4.4 Acknowledgment. Each of the parties represents and warrants to the other that in executing this Agreement, each party has relied on the advice of its own counsel and that the terms and provisions of this Agreement and their consequences have been completely explained to it by its counsel, each party fully understands the terms and provisions of this Agreement, and each party believes that each of said terms and provisions is legal, valid and fully enforceable in accordance with its express words.
4.5 Authority. Each of the parties represents and warrants that it has full right and authority to enter into this Agreement on behalf of itself.

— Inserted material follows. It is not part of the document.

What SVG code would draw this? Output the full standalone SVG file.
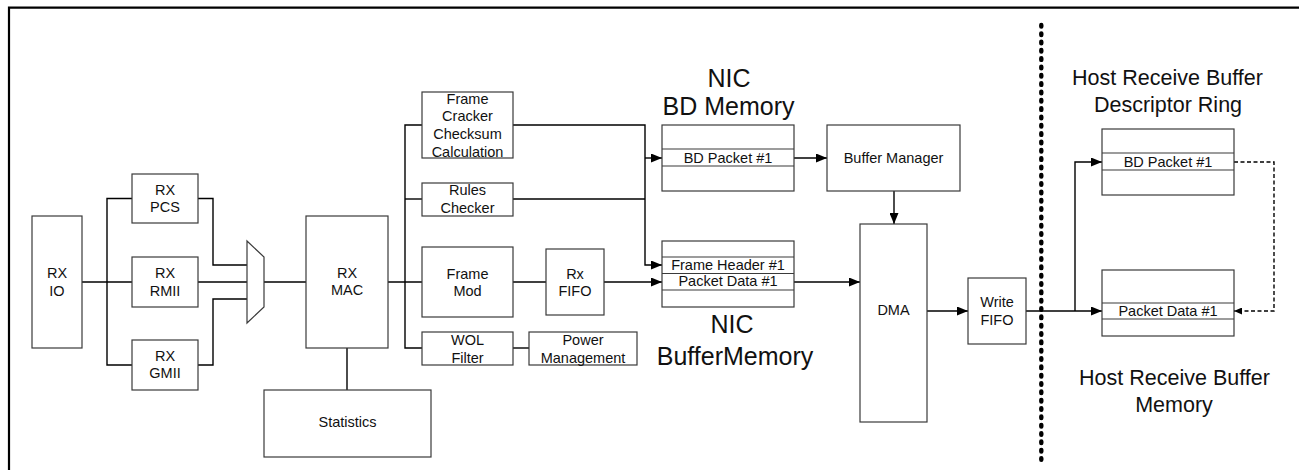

4.6 Confidential Information. BAYER and SPECIALTY each covenant, except as otherwise required by law, that all information obtained by one party (“receiving party”) from any other party (“disclosing party”) in connection with this Agreement, including without limitation the terms and conditions of this Agreement and the Supply Agreement themselves, shall be considered confidential information and shall not knowingly be disclosed by the receiving party to any third party. For purposes of this Section 4.6, “confidential information” shall not include information which (a) was known to the receiving party prior to disclosure by the disclosing party; (b) is later obtained from a third party without an obligation of secrecy; (c) becomes knowledge of the general public through no fault of the receiving party; or (d) is released from this provision by mutual agreement of the parties. The burden of proof that such exception applies in each case shall be on the receiving party.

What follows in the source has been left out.